LEARN MORE about Welsh’s critical work to reduce teen substance abuse.
As a key member of Penn State’s interdisciplinary PROSPER program — which stands for “PROmoting School-community-university Partnerships to Enhance Resilience” — Welsh has played an important role in bringing data-driven, evidence-based prevention programming to communities across Pennsylvania.
Penn State News recently sat down with Welsh to learn more about how PROSPER is impacting the lives of everyday Pennsylvanians.
Q: Can you provide a high-level overview of the PROSPER program?
PROSPER is a system for delivering evidence-based prevention education, specifically to middle school children and their families, using collaboration among schools, community partners, and Penn State.
At the Penn State level, it’s a collaboration between prevention scientists, like me, and people in the Penn State Extension system who work in communities.
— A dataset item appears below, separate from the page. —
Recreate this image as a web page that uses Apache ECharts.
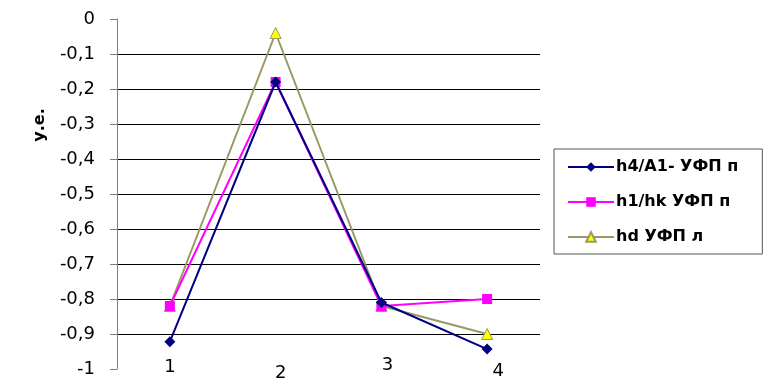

At the community level, PROSPER involves an Extension educator who serves as the local coordinator for the PROSPER team, which is a collation made up of community members from different groups like the school, mental health organizations, the county drug and alcohol office, and parents. And that group, led by the Extension educator, is responsible for the oversight of these educational programs.
So PROSPER isn’t a ‘program,’ per se; it’s more a delivery system for programs.
Q: What kind of programs have you found to be most effective?
We target middle school because that’s the age where it’s getting close to when kids are going to start experimenting with substances. It’s not too far down the road, where they already have a problem and a universal educational program is no longer going to help. We want to reach them right on the edge of that risk period.
The first program we ask communities to do is a family-based, extra-curricular program outside of school for both parents and youth. Getting the parents involved is critical. I actually did it myself with all three of my own children. In the parent program, you show up, you have dinner together, and the children do their own activities while they teach us parents things like how to set limits in a sensible way, how to communicate with your child, how to pay attention to what your kid is doing and who they’re with—all parenting skills that improve protective factors for kids. Then you come together at the end and you do activities together to practice what you’ve learned.